Chief Personnelman Norman Sanders and seven of his petty officers handle all advancement and professional Navy courses for the 6,000 men aboard the Nimitz, according to Malcomb.

"Petty Officer 3.C. Mike Allen, another personnelman, who has had a lot of experience with the officer programs, coordinates the DANTE and the PACE programs. He also handles the enlisted-to-officer programs grams which includes the Naval Academy, OCS, Navy Enlisted Scientific Educational Program (NESEP) and numerous others," said Malcomb.

The Defense Activity for Non-Traditional Education (DANTE) offers courses from high school level, including programs for vocational work, to college courses. "Here, we're talking about the better colleges with 10 of them offering graduate work," Malcomb said.

Another program, which is taken advantage of on the ship, is the College Level Examination Program — CLEP for short — which gives college credit for knowledge acquired on the job and through other learning experiences.

"We are preparing to administer 150 of these one-hour, five-area, tests," said Matcomb. "A student can earn six semester hours in each basic subject, such as English and history, and these hours will be credited toward his further college education. In other words, if he successfully passes this test — which is geared to the college sophomore level — he won't have to take certain basic courses but will receive the credit as though he had formally taken them."

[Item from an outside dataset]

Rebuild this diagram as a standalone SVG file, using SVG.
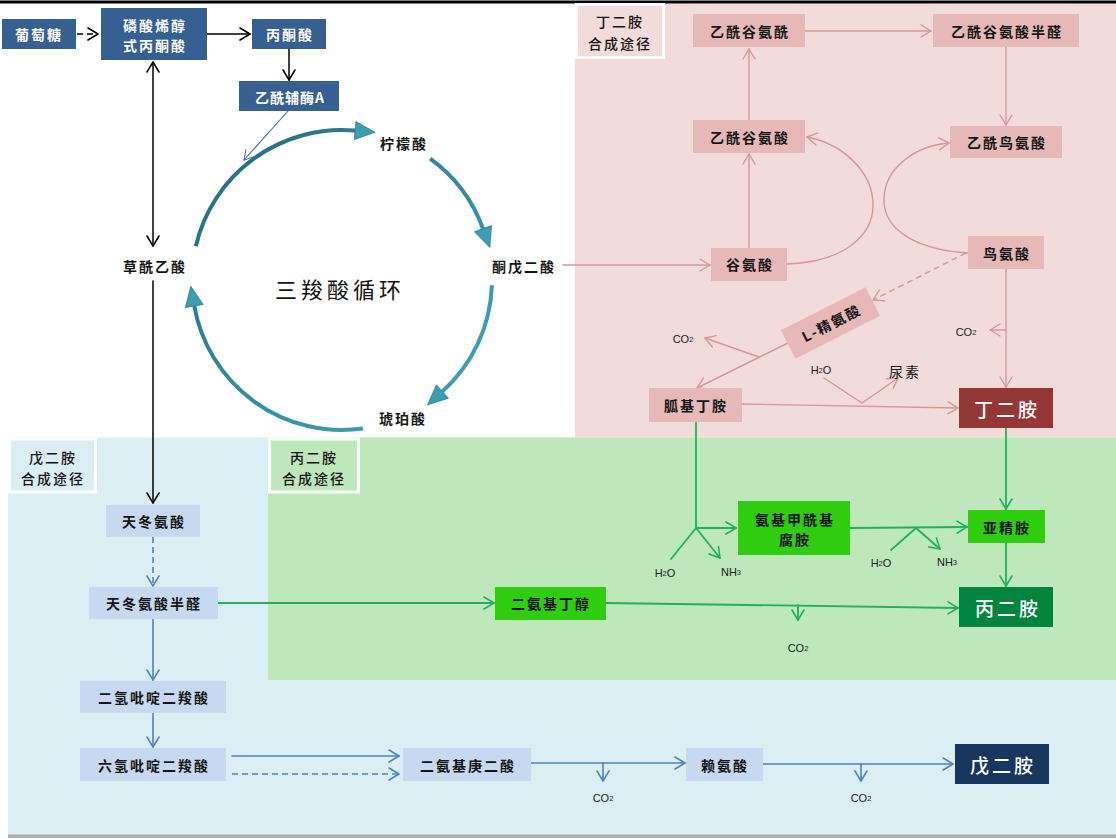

The sailors that have been out of high school for any length of time have been boning up for the CLEW exam by taking college prep courses, according to educators aboard this carrier whose campus include a 4½-acre flight deck.

"We have a good educational system right aboard the ship and participation in it doesn't count against the GI Bill," Malcomb said. The sailors use the Tuition Aid program where the government pays 75 per cent of the cost of whatever course they are taking and they pay the difference.

"The one problem we have here is lack of adequate counseling. We have a lot of good Navy Career Counselors aboard but no professional education counselors," added Malcomb.

"The vast majority of sailors want to further there education but many don't know exactly what career they want to pursue so they don't know what educational path to follow.

"What we are going to have to do is have the men take advantage of the Navy Campus for Achievement (NCFA) in Naples and Norfolk."

All Navy installations have NCFA offices which coordinate the administration of Navy educational programs.

"They have professional counselors who can sit down with the sailors and discuss what avenues they should take to achieve a specific goal just as a college-level counselor would do," said Malcomb.

"Whether a sailor is preparing to get his high school diploma or getting ready for college or taking college courses, this ship has a great program," said Mike Daniel, full-time Navy lieutenant and part-time prep and college course instructor.

"It was a hard program to get started and it sometimes becomes difficult to continue it at sea because of flight deck duties. Some guys just have to drop out because the combination of their work, attending classes and studying just gets to be too much," Daniel said.